As Silverman said, “we want to be – and are explicitly trained to be – democratic in the ways we view others, by the way they act toward us, not the way they look. ‘Don’t judge a book by its cover,’ we say, but we are always judging books by their covers, and people by their appearance.” All Asian looking individuals are smart. All African American males, especially the tall ones, are great basketball athletes, and every Mexican person lives in a crowded house while the men work many hours on a construction job, so forth and so on.

I feel it is we, the minorities, ourselves hindering our own success in America, and in the world for that matter, because we keep dwelling on the issues. Yes, it’s here, alive and well, we all know that, but don’t make it an excuse for our failure. My most hated line when something doesn’t go as planned, “it’s the man keeping me down.” I mean who is the man, and why does this one man seem to have control over so many peoples lives? [Sounds like a whole bunch of bull crap to me, for lack of a better word]. We are the man or the woman, controlling our lives, and we need to understand that. We determine how much we succeed or how hard we fall in life, not the system, or anyone else.

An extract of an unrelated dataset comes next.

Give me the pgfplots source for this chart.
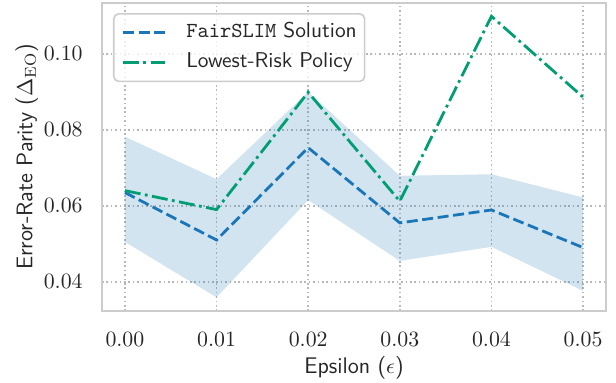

We all have access to the same opportunities in this world, we just have to go out and look harder for them, and not sit back expecting for them to simply drop into our laps. I feel anything that’s easy to get is not worth having. We must learn to stand strong, even in the face of defeat, and the first step in doing so is getting over the burdens of racism, stereotypes, discrimination, etc, which is blocking our view of our piece of the American pie. Once it’s in our view, and we keep our eye on the prize, there would be nothing that could hold us back.